Columbia International Affairs Online: Working Papers

CIAO DATE: 07/2012

Incentives for Life: Cash-on-Delivery Aid for Tobacco Control in Developing Countries

Thomas J. Bollyky, Amanda Glassman

April 2012

Council on Foreign Relations

Abstract

Fewer people are smoking in the United States, Europe, and most of the developing world. Excise taxes, bans on smoking in public places, and graphic health warnings are achieving such dramatic reductions in tobacco use in developed countries that a recent Citigroup Bank investment analysis speculated that smoking could virtually disappear in wealthy countries over the next thirty to fifty years. But as tobacco use declines in the United States and most developed countries, it is on the rise in low- and middle-income countries. Despite widespread participation in the World Health Organization (WHO) Framework Convention on Tobacco Control (FCTC), tobacco taxes remain lower and warning labels smaller than the WHO recommends in most developing countries. No-smoking requirements often do not yet exist or go unenforced, even in hospitals and schools.
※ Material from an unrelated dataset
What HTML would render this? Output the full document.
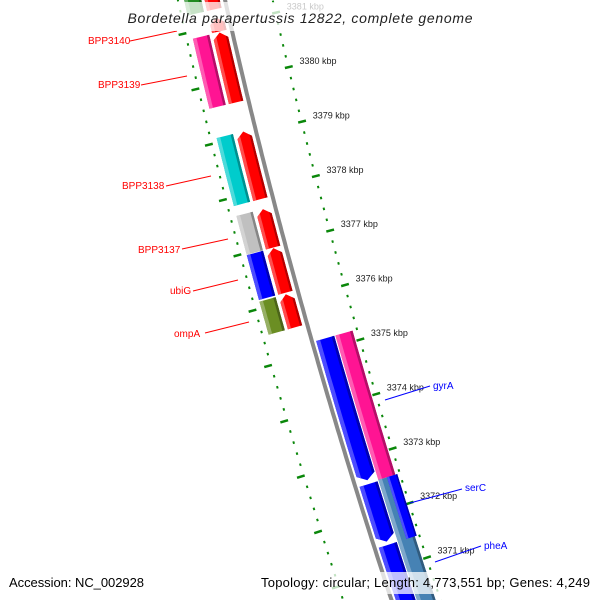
<!DOCTYPE html>
<html><head><meta charset="utf-8"><style>
html,body{margin:0;padding:0;background:#fff;width:600px;height:600px;overflow:hidden;}
svg{display:block;font-family:"Liberation Sans",sans-serif;overflow:hidden;}
</style></head><body>
<svg id="chart" width="600" height="600" viewBox="0 0 600 600" xmlns="http://www.w3.org/2000/svg">
<defs id="defs"></defs>
<g id="ticks"></g>
<g id="backbone"></g>
<g id="features"></g>
<g id="labels">
  <line x1="130" y1="41" x2="177" y2="31" stroke="#f00" stroke-width="1"/>
  <text x="88" y="44" font-size="10" fill="#f00">BPP3140</text>
  <line x1="141" y1="85" x2="187" y2="76" stroke="#f00" stroke-width="1"/>
  <text x="98" y="88" font-size="10" fill="#f00">BPP3139</text>
  <line x1="166" y1="186" x2="211" y2="176" stroke="#f00" stroke-width="1"/>
  <text x="122" y="189" font-size="10" fill="#f00">BPP3138</text>
  <line x1="182" y1="249" x2="228" y2="239" stroke="#f00" stroke-width="1"/>
  <text x="138" y="253" font-size="10" fill="#f00">BPP3137</text>
  <line x1="193" y1="291" x2="238" y2="280" stroke="#f00" stroke-width="1"/>
  <text x="170" y="294" font-size="10" fill="#f00">ubiG</text>
  <line x1="205" y1="333" x2="249" y2="322" stroke="#f00" stroke-width="1"/>
  <text x="174" y="337" font-size="10" fill="#f00">ompA</text>
  <line x1="385" y1="400" x2="430" y2="386" stroke="#00f" stroke-width="1"/>
  <text x="433" y="389" font-size="10" fill="#00f">gyrA</text>
  <line x1="410" y1="503" x2="462" y2="489" stroke="#00f" stroke-width="1"/>
  <text x="465" y="491" font-size="10" fill="#00f">serC</text>
  <line x1="435" y1="562" x2="481" y2="546" stroke="#00f" stroke-width="1"/>
  <text x="484" y="549" font-size="10" fill="#00f">pheA</text>
</g>
<rect x="122" y="2" width="356" height="29" fill="#fff" fill-opacity="0.75"/>
<text x="300" y="23" font-size="14" font-style="italic" text-anchor="middle" fill="#222" textLength="345">Bordetella parapertussis 12822, complete genome</text>
<rect x="5" y="572" width="146" height="22" fill="#fff" fill-opacity="0.75"/>
<text x="9" y="587" font-size="13" fill="#000" textLength="135">Accession: NC_002928</text>
<rect x="256" y="572" width="338" height="22" fill="#fff" fill-opacity="0.75"/>
<text x="590" y="587" font-size="13" fill="#000" text-anchor="end" textLength="329">Topology: circular; Length: 4,773,551 bp; Genes: 4,249</text>
</svg>
<script>
// ---- data (kbp) ----
const tickLabels = [3381,3380,3379,3378,3377,3376,3375,3374,3373,3372,3371];
const fwdNames = ['gene-top','BPP3140','BPP3139','BPP3138','BPP3137','ubiG','ompA'];
const fwdStart = [3381.30,3380.90,3379.61,3377.85,3376.97,3376.15,3375.52];
const fwdEnd   = [3382.50,3381.15,3380.88,3379.08,3377.67,3376.96,3376.12];
const fwdCog   = ['#228B22',null,'#FF1493','#00CCCC','#C0C0C0','#0000FF','#6B8E23'];
const revNames = ['gyrA','serC','pheA'];
const revStart = [3372.60,3371.48,3369.50];
const revEnd   = [3375.19,3372.53,3371.42];
const cogRevNames = ['gyrA-cog','pheA-cog','serC-cog'];
const cogRevStart = [3372.55,3369.50,3371.42];
const cogRevEnd   = [3375.19,3372.55,3372.55];
const cogRevColor = ['#FF1493','#4682B4','#0000FF'];

// ---- geometry ----
const NS='http://www.w3.org/2000/svg';
function yb(p){return 78+(3380-p)*54.9;}
function pt(p,d){
  const y=yb(p); const x=225+0.225*y+0.0000875*y*y;
  const s=0.225+0.000175*y; const n=Math.sqrt(1+s*s);
  return [x+d/n, y-d*s/n];
}
function strip(p1,p2,d1,d2){
  const a=[],b=[],N=20;
  for(let i=0;i<=N;i++){const p=p1+(p2-p1)*i/N;a.push(pt(p,d1));b.push(pt(p,d2));}
  return a.concat(b.reverse()).map(q=>q[0].toFixed(1)+','+q[1].toFixed(1)).join(' ');
}
function shape(p1,p2,d1,d2,dir){
  const al=0.11, m=(d1+d2)/2, pts=[];
  const N=16;
  if(dir===1){
    const e=Math.max(p1,p2-al);
    for(let i=0;i<=N;i++)pts.push(pt(p1+(e-p1)*i/N,d1));
    pts.push(pt(p2,m));
    for(let i=N;i>=0;i--)pts.push(pt(p1+(e-p1)*i/N,d2));
  } else if(dir===-1){
    const s=Math.min(p2,p1+al);
    pts.push(pt(p1,m));
    for(let i=0;i<=N;i++)pts.push(pt(s+(p2-s)*i/N,d2));
    for(let i=N;i>=0;i--)pts.push(pt(s+(p2-s)*i/N,d1));
  } else {
    for(let i=0;i<=N;i++)pts.push(pt(p1+(p2-p1)*i/N,d1));
    for(let i=N;i>=0;i--)pts.push(pt(p1+(p2-p1)*i/N,d2));
  }
  return pts.map(q=>q[0].toFixed(1)+','+q[1].toFixed(1)).join(' ');
}
function mix(hex,t,to){
  const c=[1,3,5].map(i=>parseInt(hex.substr(i,2),16));
  return 'rgb('+c.map(v=>Math.round(v+(to-v)*t)).join(',')+')';
}
let cid=0;
const defs=document.getElementById('defs');
const fg=document.getElementById('features');
function feature(name,p1,p2,d1,d2,dir,color){
  if(p2<=p1)return;
  const id='c'+(cid++);
  const cp=document.createElementNS(NS,'clipPath');cp.setAttribute('id',id);
  const sp=document.createElementNS(NS,'polygon');sp.setAttribute('points',shape(p1,p2,d1,d2,dir));
  cp.appendChild(sp);defs.appendChild(cp);
  const g=document.createElementNS(NS,'g');
  
  
  g.setAttribute('clip-path','url(#'+id+')');
  const w=d2-d1, P1=p1-0.3, P2=p2+0.3;
  const parts=[[d1,d2,color],[d1,d1+0.22*w,mix(color,0.3,255)],[d2-0.15*w,d2,mix(color,0.3,0)]];
  parts.forEach(q=>{const pl=document.createElementNS(NS,'polygon');pl.setAttribute('points',strip(P1,P2,q[0],q[1]));pl.setAttribute('fill',q[2]);g.appendChild(pl);});
  fg.appendChild(g);
}
for(let i=0;i<fwdStart.length;i++){
  feature('gene-'+fwdNames[i].toLowerCase(),fwdStart[i],fwdEnd[i],-20,-5,1,'#FF0000');
  if(fwdCog[i])feature('cog-'+fwdNames[i].toLowerCase(),fwdStart[i],fwdEnd[i],-40,-23,0,fwdCog[i]);
}
for(let i=0;i<revStart.length;i++){
  feature('gene-'+revNames[i].toLowerCase(),revStart[i],revEnd[i],4,23,-1,'#0000FF');
}
for(let i=0;i<cogRevStart.length;i++){
  const over=cogRevColor[i]==='#0000FF';
  feature('cog-'+cogRevNames[i].toLowerCase(),cogRevStart[i],cogRevEnd[i],over?33:24,over?44:42,0,cogRevColor[i]);
}
const bb=document.getElementById('backbone');
{
  const pts=[];for(let p=3383;p>=3368.5;p-=0.1)pts.push(pt(p,0));
  const pl=document.createElementNS(NS,'polyline');
  pl.setAttribute('points',pts.map(q=>q[0].toFixed(1)+','+q[1].toFixed(1)).join(' '));
  pl.setAttribute('fill','none');pl.setAttribute('stroke','#888');pl.setAttribute('stroke-width','4');
  
  
  bb.appendChild(pl);
}
const tg=document.getElementById('ticks');
function seg(p,a,b,w){
  const A=pt(p,a),B=pt(p,b);
  const l=document.createElementNS(NS,'line');
  l.setAttribute('x1',A[0]);l.setAttribute('y1',A[1]);l.setAttribute('x2',B[0]);l.setAttribute('y2',B[1]);
  l.setAttribute('stroke','#0a870a');l.setAttribute('stroke-width',w);
  
  
  tg.appendChild(l);
}
const hi=tickLabels[0]+1, lo=tickLabels[tickLabels.length-1]-1.5;
for(let k=Math.round(hi*5);k>=Math.round(lo*5);k--){
  const p=k/5;
  if(k%5===0){seg(p,43,51,2.5);seg(p,-53,-45,2.5);}
  else{seg(p,45.5,47.5,2.5);seg(p,-47,-45,2.5);}
}
tickLabels.forEach(v=>{
  const q=pt(v,58);
  const t=document.createElementNS(NS,'text');
  t.setAttribute('x',q[0].toFixed(1));t.setAttribute('y',(q[1]-0.5).toFixed(1));
  t.setAttribute('font-size','9');t.setAttribute('fill','#222');
  
  
  t.textContent=v+' kbp';
  tg.appendChild(t);
});
</script>
</body></html>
With stagnating sales in high-income nations, multinational companies target low- and middle-income countries with still-limited tobacco tax and regulatory systems, using cartoon characters, sports sponsorships, purse packs, and other advertising gimmicks long prohibited in most of the developed world. Unless international tobacco control efforts improve, and soon, the WHO projects that tobacco will kill hundreds of millions in the coming decades, mostly in developing countries.